Instructions for the task: Repeat, exactly and only, the lines from the beginning of the data through the line with "0.581, 1.0, 1.0];". Pictures are left out.
-- START --
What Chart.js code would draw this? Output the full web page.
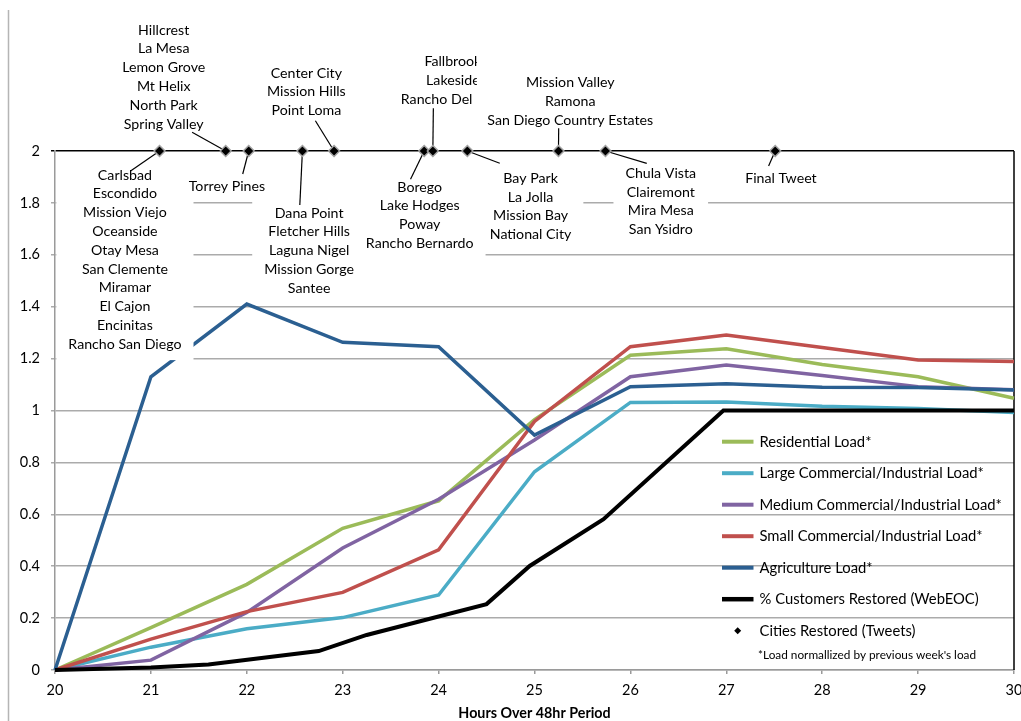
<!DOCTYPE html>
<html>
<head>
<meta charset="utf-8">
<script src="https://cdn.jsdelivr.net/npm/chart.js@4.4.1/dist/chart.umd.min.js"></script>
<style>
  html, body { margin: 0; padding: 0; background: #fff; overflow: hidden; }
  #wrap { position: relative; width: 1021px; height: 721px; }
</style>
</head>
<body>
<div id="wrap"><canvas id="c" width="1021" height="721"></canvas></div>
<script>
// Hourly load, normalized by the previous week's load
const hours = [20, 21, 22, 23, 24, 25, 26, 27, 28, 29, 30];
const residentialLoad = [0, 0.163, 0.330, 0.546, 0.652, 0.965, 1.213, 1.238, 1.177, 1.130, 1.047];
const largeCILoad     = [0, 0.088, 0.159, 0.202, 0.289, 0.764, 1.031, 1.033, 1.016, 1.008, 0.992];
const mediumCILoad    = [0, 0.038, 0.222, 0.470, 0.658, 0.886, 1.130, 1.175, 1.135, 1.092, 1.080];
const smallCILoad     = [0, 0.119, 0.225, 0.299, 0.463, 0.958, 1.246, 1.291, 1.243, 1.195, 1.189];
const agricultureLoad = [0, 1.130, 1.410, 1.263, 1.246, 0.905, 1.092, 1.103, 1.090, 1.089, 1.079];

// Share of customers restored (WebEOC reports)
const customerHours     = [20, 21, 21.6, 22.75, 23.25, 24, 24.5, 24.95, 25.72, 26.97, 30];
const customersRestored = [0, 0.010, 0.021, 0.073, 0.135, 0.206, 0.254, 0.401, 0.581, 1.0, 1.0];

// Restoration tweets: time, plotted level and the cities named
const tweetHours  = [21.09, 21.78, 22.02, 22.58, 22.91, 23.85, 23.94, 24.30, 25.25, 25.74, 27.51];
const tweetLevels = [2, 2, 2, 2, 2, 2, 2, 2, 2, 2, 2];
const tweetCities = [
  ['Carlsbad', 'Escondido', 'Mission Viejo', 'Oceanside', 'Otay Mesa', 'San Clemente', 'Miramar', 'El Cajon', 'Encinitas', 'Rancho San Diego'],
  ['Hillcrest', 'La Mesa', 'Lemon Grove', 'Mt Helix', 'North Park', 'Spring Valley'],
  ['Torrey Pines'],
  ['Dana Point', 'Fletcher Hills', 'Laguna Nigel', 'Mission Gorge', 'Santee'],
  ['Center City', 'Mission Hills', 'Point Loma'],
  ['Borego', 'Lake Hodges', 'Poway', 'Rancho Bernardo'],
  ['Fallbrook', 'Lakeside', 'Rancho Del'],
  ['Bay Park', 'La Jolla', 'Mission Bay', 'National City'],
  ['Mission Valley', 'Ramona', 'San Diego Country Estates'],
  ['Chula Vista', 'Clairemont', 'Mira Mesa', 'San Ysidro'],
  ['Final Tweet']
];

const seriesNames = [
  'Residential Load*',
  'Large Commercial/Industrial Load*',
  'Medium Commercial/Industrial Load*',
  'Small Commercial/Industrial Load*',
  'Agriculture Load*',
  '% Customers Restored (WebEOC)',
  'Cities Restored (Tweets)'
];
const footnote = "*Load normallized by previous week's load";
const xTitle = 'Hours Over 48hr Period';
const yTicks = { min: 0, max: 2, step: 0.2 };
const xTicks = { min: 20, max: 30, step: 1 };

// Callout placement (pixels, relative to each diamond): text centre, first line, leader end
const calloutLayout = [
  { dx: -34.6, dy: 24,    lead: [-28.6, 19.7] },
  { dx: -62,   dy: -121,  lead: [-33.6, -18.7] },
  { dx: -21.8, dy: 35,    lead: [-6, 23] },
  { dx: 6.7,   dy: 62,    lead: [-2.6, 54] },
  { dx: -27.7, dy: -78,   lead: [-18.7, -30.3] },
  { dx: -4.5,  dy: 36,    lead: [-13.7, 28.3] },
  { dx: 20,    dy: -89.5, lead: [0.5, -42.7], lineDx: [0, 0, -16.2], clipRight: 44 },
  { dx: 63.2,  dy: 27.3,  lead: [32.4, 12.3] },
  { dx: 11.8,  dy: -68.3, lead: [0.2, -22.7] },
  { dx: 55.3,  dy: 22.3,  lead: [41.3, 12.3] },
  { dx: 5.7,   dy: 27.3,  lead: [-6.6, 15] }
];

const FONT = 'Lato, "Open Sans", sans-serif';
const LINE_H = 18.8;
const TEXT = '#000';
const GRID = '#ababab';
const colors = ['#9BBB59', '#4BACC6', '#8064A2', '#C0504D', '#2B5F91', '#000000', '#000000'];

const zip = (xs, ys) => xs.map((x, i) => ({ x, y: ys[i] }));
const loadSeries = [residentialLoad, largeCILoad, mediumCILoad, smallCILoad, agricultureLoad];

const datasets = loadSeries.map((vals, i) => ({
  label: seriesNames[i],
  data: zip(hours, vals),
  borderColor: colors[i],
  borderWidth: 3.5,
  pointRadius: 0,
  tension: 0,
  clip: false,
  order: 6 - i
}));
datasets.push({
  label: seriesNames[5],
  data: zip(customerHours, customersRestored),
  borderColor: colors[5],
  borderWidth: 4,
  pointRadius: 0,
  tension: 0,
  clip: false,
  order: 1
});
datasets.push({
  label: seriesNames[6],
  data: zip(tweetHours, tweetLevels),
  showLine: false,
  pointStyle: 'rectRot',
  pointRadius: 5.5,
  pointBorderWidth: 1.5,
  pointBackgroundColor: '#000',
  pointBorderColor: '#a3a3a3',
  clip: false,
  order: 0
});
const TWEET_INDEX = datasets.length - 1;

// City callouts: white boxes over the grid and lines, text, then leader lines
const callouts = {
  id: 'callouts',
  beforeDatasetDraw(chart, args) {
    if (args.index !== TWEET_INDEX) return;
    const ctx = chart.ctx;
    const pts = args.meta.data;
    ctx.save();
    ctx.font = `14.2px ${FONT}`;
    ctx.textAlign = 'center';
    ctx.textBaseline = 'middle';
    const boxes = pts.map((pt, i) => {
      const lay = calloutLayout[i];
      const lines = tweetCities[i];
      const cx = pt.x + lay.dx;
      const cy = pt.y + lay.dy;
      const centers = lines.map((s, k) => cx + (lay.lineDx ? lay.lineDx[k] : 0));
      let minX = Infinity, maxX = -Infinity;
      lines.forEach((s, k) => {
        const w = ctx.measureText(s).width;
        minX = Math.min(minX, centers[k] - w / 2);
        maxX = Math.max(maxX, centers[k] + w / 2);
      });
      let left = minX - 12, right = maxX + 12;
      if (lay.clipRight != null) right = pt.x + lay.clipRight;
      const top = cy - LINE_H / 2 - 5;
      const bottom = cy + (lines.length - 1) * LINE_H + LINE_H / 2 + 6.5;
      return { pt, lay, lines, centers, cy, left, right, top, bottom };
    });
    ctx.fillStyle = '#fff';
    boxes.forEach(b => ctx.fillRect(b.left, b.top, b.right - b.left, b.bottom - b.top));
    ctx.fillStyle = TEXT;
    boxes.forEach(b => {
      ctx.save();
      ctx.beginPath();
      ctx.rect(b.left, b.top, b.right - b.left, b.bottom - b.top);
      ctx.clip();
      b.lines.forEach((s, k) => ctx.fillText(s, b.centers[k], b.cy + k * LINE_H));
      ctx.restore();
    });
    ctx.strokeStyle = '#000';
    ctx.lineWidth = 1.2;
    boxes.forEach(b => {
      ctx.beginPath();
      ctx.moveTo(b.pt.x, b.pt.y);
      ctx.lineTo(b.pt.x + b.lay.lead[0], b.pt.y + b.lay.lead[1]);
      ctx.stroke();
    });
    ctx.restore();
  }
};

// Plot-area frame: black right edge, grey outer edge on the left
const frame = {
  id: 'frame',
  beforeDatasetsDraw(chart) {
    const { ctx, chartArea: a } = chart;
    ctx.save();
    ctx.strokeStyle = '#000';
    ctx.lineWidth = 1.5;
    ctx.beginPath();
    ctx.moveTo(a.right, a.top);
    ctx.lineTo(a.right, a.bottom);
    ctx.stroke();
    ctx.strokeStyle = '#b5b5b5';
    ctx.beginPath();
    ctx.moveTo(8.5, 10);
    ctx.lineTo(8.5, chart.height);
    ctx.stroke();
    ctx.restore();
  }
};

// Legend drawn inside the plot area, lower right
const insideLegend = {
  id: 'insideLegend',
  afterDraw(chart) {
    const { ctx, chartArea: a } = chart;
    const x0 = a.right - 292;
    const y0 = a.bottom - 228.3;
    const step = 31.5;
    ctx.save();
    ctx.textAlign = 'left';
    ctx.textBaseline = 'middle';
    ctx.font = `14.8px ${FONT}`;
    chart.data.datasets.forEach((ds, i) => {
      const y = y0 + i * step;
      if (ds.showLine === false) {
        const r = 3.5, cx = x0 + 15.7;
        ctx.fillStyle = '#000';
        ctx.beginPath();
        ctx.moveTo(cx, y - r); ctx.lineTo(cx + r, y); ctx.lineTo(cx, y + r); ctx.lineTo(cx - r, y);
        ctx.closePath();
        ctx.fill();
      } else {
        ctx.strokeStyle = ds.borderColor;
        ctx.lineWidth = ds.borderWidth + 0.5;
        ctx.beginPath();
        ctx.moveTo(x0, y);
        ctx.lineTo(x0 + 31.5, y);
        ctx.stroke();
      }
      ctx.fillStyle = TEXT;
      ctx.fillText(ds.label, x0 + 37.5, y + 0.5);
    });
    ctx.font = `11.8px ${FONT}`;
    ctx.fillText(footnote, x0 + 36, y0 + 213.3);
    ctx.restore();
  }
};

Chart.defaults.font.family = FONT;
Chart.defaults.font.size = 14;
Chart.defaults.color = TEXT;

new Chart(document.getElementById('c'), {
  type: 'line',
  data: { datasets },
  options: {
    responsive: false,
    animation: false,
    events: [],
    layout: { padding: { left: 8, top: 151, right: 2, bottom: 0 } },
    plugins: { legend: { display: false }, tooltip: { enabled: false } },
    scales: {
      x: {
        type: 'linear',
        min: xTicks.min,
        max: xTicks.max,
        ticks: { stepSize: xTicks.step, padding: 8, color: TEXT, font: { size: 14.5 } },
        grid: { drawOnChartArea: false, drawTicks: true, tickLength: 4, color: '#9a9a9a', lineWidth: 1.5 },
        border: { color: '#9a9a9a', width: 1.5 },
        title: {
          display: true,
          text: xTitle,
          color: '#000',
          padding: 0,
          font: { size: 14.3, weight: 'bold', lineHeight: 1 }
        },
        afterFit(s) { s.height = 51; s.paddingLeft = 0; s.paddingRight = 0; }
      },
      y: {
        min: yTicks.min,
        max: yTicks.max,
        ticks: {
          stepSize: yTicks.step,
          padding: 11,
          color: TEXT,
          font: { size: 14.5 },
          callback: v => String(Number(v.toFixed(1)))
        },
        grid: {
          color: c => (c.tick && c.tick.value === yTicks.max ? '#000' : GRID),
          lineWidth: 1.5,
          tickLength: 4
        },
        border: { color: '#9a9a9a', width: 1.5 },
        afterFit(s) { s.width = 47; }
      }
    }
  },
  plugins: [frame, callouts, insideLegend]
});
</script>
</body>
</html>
-- END --
Response to this exercise:
What Chart.js code would draw this? Output the full web page.
<!DOCTYPE html>
<html>
<head>
<meta charset="utf-8">
<script src="https://cdn.jsdelivr.net/npm/chart.js@4.4.1/dist/chart.umd.min.js"></script>
<style>
  html, body { margin: 0; padding: 0; background: #fff; overflow: hidden; }
  #wrap { position: relative; width: 1021px; height: 721px; }
</style>
</head>
<body>
<div id="wrap"><canvas id="c" width="1021" height="721"></canvas></div>
<script>
// Hourly load, normalized by the previous week's load
const hours = [20, 21, 22, 23, 24, 25, 26, 27, 28, 29, 30];
const residentialLoad = [0, 0.163, 0.330, 0.546, 0.652, 0.965, 1.213, 1.238, 1.177, 1.130, 1.047];
const largeCILoad     = [0, 0.088, 0.159, 0.202, 0.289, 0.764, 1.031, 1.033, 1.016, 1.008, 0.992];
const mediumCILoad    = [0, 0.038, 0.222, 0.470, 0.658, 0.886, 1.130, 1.175, 1.135, 1.092, 1.080];
const smallCILoad     = [0, 0.119, 0.225, 0.299, 0.463, 0.958, 1.246, 1.291, 1.243, 1.195, 1.189];
const agricultureLoad = [0, 1.130, 1.410, 1.263, 1.246, 0.905, 1.092, 1.103, 1.090, 1.089, 1.079];

// Share of customers restored (WebEOC reports)
const customerHours     = [20, 21, 21.6, 22.75, 23.25, 24, 24.5, 24.95, 25.72, 26.97, 30];
const customersRestored = [0, 0.010, 0.021, 0.073, 0.135, 0.206, 0.254, 0.401, 0.581, 1.0, 1.0];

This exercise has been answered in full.